Please find all lines in the data that hold the string "standalone" and copy them.

+++ Task material

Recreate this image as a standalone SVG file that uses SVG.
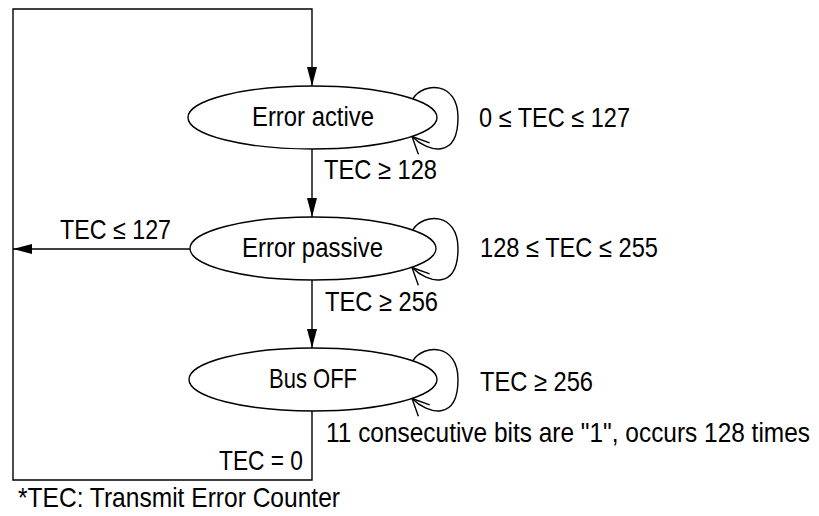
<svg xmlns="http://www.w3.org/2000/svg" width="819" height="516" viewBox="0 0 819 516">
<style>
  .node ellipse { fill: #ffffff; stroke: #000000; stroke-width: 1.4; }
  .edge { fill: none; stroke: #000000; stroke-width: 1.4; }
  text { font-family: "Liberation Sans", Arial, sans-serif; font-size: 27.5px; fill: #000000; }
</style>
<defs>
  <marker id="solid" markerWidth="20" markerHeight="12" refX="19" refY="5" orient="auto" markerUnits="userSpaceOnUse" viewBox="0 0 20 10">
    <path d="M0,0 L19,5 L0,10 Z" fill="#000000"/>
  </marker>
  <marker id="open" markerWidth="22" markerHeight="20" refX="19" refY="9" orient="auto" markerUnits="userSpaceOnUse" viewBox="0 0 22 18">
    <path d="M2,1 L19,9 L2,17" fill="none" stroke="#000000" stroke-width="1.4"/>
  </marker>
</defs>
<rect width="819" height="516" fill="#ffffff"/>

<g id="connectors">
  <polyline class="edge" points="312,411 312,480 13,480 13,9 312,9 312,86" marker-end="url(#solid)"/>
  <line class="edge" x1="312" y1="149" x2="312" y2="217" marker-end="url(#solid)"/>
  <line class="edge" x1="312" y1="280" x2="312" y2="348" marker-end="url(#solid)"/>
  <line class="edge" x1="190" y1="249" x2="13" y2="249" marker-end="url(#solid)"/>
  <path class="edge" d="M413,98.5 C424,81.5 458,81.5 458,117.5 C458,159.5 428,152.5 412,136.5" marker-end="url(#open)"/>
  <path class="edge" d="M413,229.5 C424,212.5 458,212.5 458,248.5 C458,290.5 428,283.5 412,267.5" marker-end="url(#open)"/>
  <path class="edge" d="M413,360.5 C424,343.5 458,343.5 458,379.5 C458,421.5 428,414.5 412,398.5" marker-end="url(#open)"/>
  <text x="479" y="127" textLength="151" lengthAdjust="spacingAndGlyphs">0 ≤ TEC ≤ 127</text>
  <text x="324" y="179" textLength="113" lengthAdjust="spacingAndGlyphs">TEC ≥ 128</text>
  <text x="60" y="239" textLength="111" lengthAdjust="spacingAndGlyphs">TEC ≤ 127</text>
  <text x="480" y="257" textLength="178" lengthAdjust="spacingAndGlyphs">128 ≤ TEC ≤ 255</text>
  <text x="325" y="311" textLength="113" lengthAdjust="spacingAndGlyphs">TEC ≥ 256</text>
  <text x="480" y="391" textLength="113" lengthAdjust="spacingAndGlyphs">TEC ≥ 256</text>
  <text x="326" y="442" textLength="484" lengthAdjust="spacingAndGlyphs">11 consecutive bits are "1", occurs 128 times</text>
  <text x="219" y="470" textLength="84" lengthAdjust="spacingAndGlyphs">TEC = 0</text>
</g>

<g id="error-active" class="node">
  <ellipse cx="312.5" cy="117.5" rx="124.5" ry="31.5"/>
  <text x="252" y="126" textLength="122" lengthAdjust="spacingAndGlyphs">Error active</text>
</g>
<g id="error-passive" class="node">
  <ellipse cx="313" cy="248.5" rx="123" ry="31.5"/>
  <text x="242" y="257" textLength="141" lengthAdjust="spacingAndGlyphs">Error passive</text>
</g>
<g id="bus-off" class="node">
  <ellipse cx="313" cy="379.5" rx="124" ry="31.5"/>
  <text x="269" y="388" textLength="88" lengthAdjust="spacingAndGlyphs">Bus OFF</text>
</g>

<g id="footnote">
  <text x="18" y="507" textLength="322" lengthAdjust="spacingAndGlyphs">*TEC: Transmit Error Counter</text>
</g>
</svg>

++++++
+++ Task material

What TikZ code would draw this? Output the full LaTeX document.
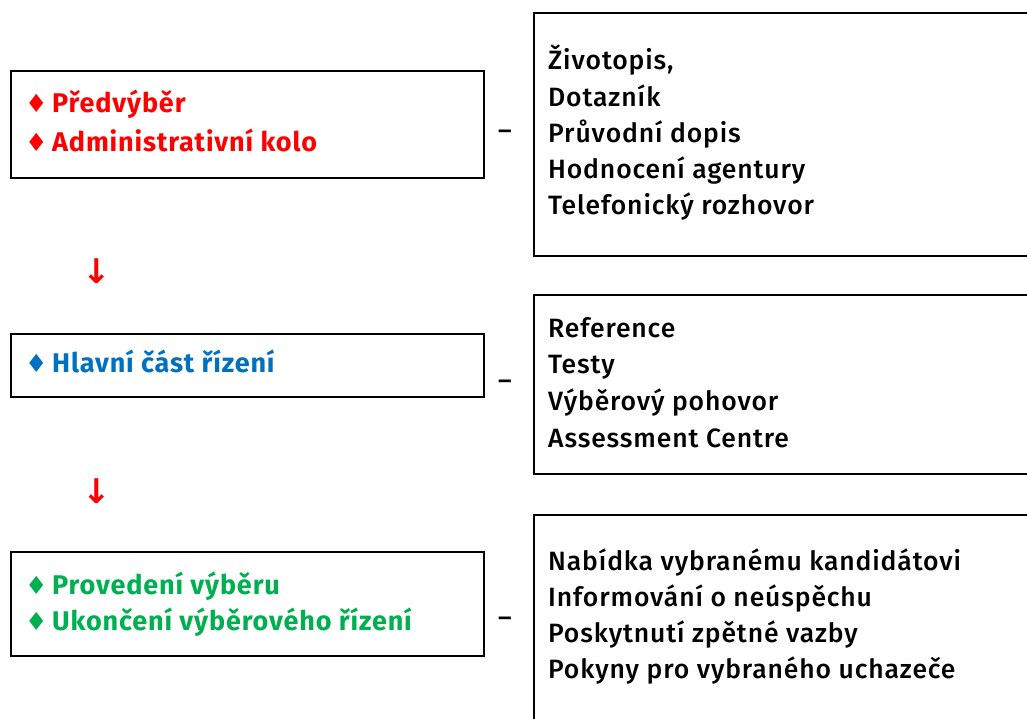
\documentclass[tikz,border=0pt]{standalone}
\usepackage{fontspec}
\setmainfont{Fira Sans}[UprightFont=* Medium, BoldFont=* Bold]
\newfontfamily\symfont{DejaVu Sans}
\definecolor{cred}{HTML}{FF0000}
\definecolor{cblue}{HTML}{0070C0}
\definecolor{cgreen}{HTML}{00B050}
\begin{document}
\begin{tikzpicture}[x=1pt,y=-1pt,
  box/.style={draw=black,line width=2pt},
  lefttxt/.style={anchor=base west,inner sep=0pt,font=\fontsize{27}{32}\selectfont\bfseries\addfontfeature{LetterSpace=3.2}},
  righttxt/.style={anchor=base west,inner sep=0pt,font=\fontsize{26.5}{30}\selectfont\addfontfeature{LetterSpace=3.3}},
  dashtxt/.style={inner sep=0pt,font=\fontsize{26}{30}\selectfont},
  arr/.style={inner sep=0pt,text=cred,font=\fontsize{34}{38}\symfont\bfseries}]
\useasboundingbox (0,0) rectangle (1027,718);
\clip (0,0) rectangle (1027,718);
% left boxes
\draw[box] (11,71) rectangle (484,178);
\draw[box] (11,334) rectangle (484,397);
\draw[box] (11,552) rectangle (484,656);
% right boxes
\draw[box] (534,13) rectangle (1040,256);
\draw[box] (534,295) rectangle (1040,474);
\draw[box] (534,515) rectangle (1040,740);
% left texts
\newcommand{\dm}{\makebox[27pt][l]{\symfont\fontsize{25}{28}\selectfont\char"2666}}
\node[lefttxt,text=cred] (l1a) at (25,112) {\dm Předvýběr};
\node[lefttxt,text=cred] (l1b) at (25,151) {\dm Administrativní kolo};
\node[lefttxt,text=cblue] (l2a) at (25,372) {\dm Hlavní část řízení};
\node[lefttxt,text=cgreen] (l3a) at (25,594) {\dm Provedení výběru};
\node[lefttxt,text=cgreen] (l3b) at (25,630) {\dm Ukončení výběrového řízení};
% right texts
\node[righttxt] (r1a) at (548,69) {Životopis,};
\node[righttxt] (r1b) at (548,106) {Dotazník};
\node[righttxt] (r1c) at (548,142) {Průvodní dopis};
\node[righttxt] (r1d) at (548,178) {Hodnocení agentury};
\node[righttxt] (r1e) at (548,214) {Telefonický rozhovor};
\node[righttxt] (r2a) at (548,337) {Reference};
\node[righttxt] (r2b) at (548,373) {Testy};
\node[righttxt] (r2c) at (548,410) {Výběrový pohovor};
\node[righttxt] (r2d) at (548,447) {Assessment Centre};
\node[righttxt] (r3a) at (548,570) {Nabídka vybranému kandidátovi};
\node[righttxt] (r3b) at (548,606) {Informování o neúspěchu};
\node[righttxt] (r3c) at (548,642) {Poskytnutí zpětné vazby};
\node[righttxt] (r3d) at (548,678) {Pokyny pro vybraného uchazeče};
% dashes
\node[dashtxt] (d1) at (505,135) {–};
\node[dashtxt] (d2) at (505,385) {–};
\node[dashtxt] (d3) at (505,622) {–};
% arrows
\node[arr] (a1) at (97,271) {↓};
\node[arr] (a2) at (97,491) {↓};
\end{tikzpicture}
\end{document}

++++++
+++ Task material

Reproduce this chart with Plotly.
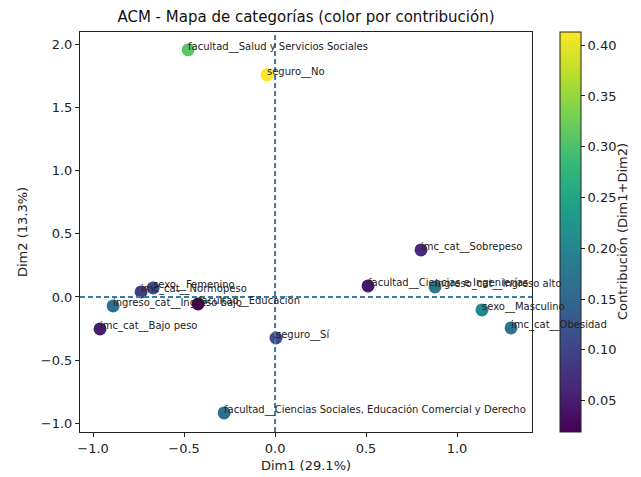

++++++

■ The solution ■
Recreate this image as a standalone SVG file that uses SVG.
\documentclass[tikz,border=0pt]{standalone}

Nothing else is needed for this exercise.